As far as the station was concerned, things could have been worse. Joseph was indeed injured, but not as badly as he seemed to think. He had never dealt well with injury or illness. Blagden, luckily, was well and full of energy. The Levy Building was still sound.

Isaac could not help it, but now and then a thought whispered through his mind that he should have come to the Levy Building with his family, instead of trying to weather the storm at home. Why had he chosen that course? Was it pride? For the sake of appearances?

Joseph, underneath his demonstrations of sympathy, seemed all too aware that he had called it right and Isaac had not.

There were dreams. Isaac fell asleep easily each night and dreamed of happy times, only to wake to gloom and grief. He dreamed that he had saved her. He dreamed of the lost baby. “A dream,” Freud wrote, in 1900, in his Interpretation of Dreams, “is the fulfillment of a wish.”

During the week he worked on his official report on the storm. Psychically, it was a difficult task. His wife was still missing. The air stank of rotting flesh and burned hair. Always in the past he had been able to separate himself from the meteorological events he described. Hot winds. Paralyzed fish. He was the observer looking upon these phenomena through glass. But this storm had dragged him to its heart and changed his life forever. As he sat down opposite his typewriter, human ash dusted each fresh sheet of paper.

He began: “The hurricane which visited Galveston Island on Saturday, September 8, 1900, was no doubt one of the most important meteorological events in the world’s history.”

There was so much he wanted to say, but could not—how headquarters and the West Indies Service had failed to recognize the storm as a hurricane, how even he had not understood the signs of warning until too late. That was the most difficult part. He could not describe these conjoined failures, for to do so would have been to damage the bureau in its struggle for credibility.

Instead, he wrote: “Storm warnings were timely and received a wide distribution not only in Galveston but throughout the coast region.”

He left out the specific character of these warnings, and the fact that none mentioned a hurricane.

As he wrote, a question consumed him: Why did so many people die? No previous storm on the U.S. mainland had come even close to causing such loss. Why this one? Was he, Isaac, partly to blame?

As if to address the question, he described how on Saturday morning he began warning the public to seek a safe place to spend the night. “As a result thousands of people who lived near the beach or in small houses moved their families into the center of the city and were thus saved.” In later years, the number of people he claimed to have warned increased to twelve thousand.

Isaac struggled also with how to tell the story in a dispassionate, scientific way, and bleach it of his personal experience.

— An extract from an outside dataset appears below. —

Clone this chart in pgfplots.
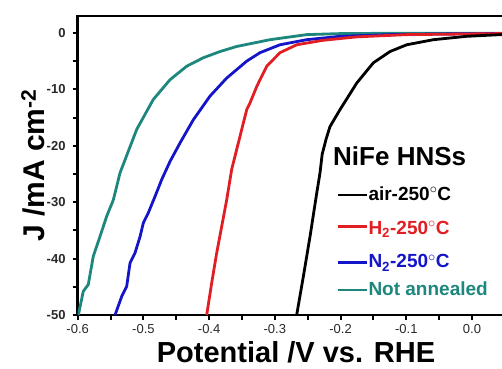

He found this impossible. This was his storm. What he knew of it came from living through it.

In a few austere paragraphs, he described the collapse of his house and his night on the wreckage. He devoted a single line to Cora’s apparent death: “Among the lost was my wife, who never rose above the water after the wreck of the building.”

His account was spare, nothing like the florid writing so common in his time.